Everyone has a duty to help refugees rebuild their lives after a particularly difficult year for so many – that’s the message from UN Secretary-General António Guterres, to mark World Refugee Day on 20 June.
In an appeal for greater empathy for all those who’ve had to flee conflict, climate shocks, and harassment, through no fault of their own, Mr. Guterres, who has just been re-appointed for a second term, said that the pandemic had wiped out refugees’ livelihoods, and led to stigmatization and vilification.
Refugees had also been exposed disproportionately to the virus, the UN chief insisted, adding that once again, they had demonstrated their invaluable contribution to their host communities as essential and frontline workers. “We have a duty to help refugees rebuild their lives”, he said. “COVID-19 has shown us that we can only succeed if we stand together.”
Mr. Guterres, who spent ten years as the UN High Commissioner for Refugees, before taking up his current position, called on communities and governments to do more to include refugees, in health care, education and sport, and to move together towards a more inclusive future, free of discrimination.
The Secretary-General expressed his admiration for refugees and displaced persons, for their courage, resilience, and for “what they have taught us all about the power of hope and healing.”
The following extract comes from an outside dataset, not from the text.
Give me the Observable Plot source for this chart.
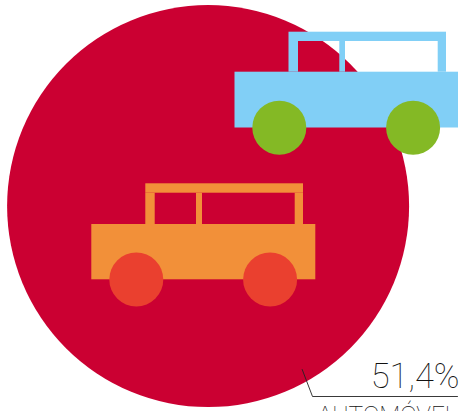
<!DOCTYPE html>
<html><head><meta charset="utf-8">
<script src="https://cdn.jsdelivr.net/npm/d3@7"></script>
<script src="https://cdn.jsdelivr.net/npm/@observablehq/plot@0.6"></script>
<style>html,body{margin:0;padding:0;background:#fff;overflow:hidden}svg{display:block}</style>
</head><body><div id="c"></div>
<script>
const W = 462, H = 411;
const shareLabel = ["51,4%"];
const categoryLabel = ["AUTOMÓVEL"];
const bubble = [{x: 207.6, y: 205.6, r: 201}];
const leader = [{x: 301.7, y: 369}, {x: 312, y: 396}, {x: 457, y: 396}];
const carBlue = {body: "#81cff6", wheel: "#84b925"};
const carOrange = {body: "#f29039", wheel: "#ea402f"};
const blueBlocks = [
  {x1: 234.5, x2: 458, y1: 71.7, y2: 127.5},
  {x1: 288.5, x2: 446, y1: 31.7, y2: 41},
  {x1: 288.5, x2: 298, y1: 41, y2: 71.7},
  {x1: 339.3, x2: 345, y1: 41, y2: 71.7},
  {x1: 437.7, x2: 446, y1: 41, y2: 71.7}
];
const orangeBlocks = [
  {x1: 91.3, x2: 315.3, y1: 224, y2: 279.3},
  {x1: 145.3, x2: 303, y1: 183.3, y2: 192.7},
  {x1: 145.3, x2: 154.7, y1: 192.7, y2: 224},
  {x1: 196, x2: 202, y1: 192.7, y2: 224},
  {x1: 294.7, x2: 303, y1: 192.7, y2: 224}
];
const blueWheels = [{x: 278.8, y: 127.2, r: 27}, {x: 412.6, y: 127.2, r: 27}];
const orangeWheels = [{x: 135.8, y: 279, r: 27}, {x: 269.6, y: 279, r: 27}];

const rects = (data, fill) => Plot.rect(data, {x1: "x1", x2: "x2", y1: "y1", y2: "y2", fill, inset: 0});
const dots = (data, fill) => Plot.dot(data, {x: "x", y: "y", r: "r", fill, stroke: "none"});

const chart = Plot.plot({
  width: W, height: H,
  margin: 0,
  x: {domain: [0, W], range: [0, W], axis: null},
  y: {domain: [0, H], range: [0, H], axis: null},
  r: {type: "identity"},
  style: {background: "#fff"},
  marks: [
    dots(bubble, "#cb0032"),
    rects(orangeBlocks, carOrange.body),
    dots(orangeWheels, carOrange.wheel),
    rects(blueBlocks, carBlue.body),
    dots(blueWheels, carBlue.wheel),
    Plot.line(leader, {x: "x", y: "y", stroke: "#222", strokeWidth: 0.9}),
    Plot.text(shareLabel, {x: () => 459, y: () => 376, text: d => d, textAnchor: "end", fontFamily: "Roboto", fontWeight: 100, fontSize: 34.5, fill: "#111"}),
    Plot.text(categoryLabel, {x: () => 457, y: () => 414.5, text: d => d, textAnchor: "end", fontFamily: "Roboto", fontWeight: 100, fontSize: 24.5, fill: "#111"})
  ]
});
document.getElementById("c").append(chart);
</script></body></html>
According to the UN refugee agency, UNHCR, the number of people in need of international protection rose last year to nearly 82.4 million people. This is a four per cent increase on top of the already record-high of 79.5 million, recorded at the end of 2019.
The refugee agency’s flagship Global Trends Report, revealed on Friday that, far from slowing forced displacement around the world, the COVID-19 pandemic may well have been partly responsible for the record levels of people fleeing war, violence, and human rights violations.